STEMI localization by coronary territory
The 12-lead EKG localizes the culprit vessel before the cath lab activation. The simulator covers the major occlusion sites:
- Proximal LAD — anterior STEMI (V1–V4) with reciprocal change in the inferior leads. Wraparound LAD lesions extend ST elevation to V5–V6 and the inferior wall.
- Mid/distal LAD — anteroseptal or apical pattern with less reciprocal change.
- RCA (right-dominant circulation) — inferior STEMI (II, III, aVF) with reciprocal depression in I and aVL. Always check right-sided leads (V4R) for RV infarct, and posterior leads (V7–V9) for posterior involvement.
- Left circumflex — lateral or posterior pattern.

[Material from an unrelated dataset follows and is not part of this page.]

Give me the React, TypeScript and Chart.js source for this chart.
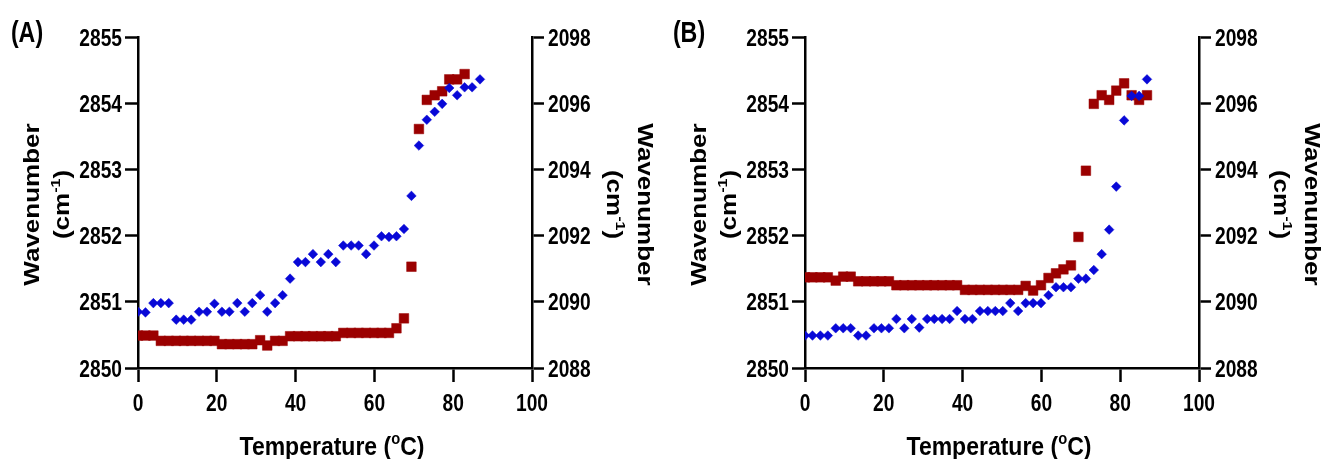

The LCx is the classic "electrocardiographically silent" vessel; a posterior MI may appear only as ST depression in V1–V3.
- Left main — diffuse ST depression with ST elevation in aVR > V1, often with hemodynamic instability.
STEMI equivalents and special patterns
Not every occlusion shows ST elevation. The simulator includes:
- Wellens syndrome — biphasic (Type A) or deeply inverted (Type B) T-waves in V2–V3 in the pain-free state, signaling critical proximal LAD stenosis.
- De Winter T-waves — upsloping ST depression at the J-point with tall, symmetric T-waves in V1–V6, a STEMI-equivalent for proximal LAD occlusion.
- Posterior MI — ST depression in V1–V3 with prominent R-waves; obtain V7–V9 to confirm.
- RV infarction — ST elevation in V4R, often with inferior STEMI; preload-sensitive, avoid nitrates.
- Sgarbossa criteria — diagnosing acute MI in the setting of left bundle branch block (LBBB) or ventricular pacing using concordance and discordance rules; the modified Smith criteria add proportionality.
MI evolution over time
Coronary occlusion produces a characteristic time-course on the surface EKG: hyperacute T-waves within minutes, ST elevation within the first hour, Q-wave development over hours to days, T-wave inversion as the infarct matures, and eventual normalization or persistent Q-waves and T-wave changes in the chronic phase. The simulator lets you scrub through these phases for any coronary territory.
Who this tool is for
Built for cardiology fellows, internal medicine and emergency medicine residents, medical students preparing for boards, and any clinician reviewing high-yield ECG patterns. It is an educational visualization, not a diagnostic device — always correlate with clinical presentation, troponin, and imaging.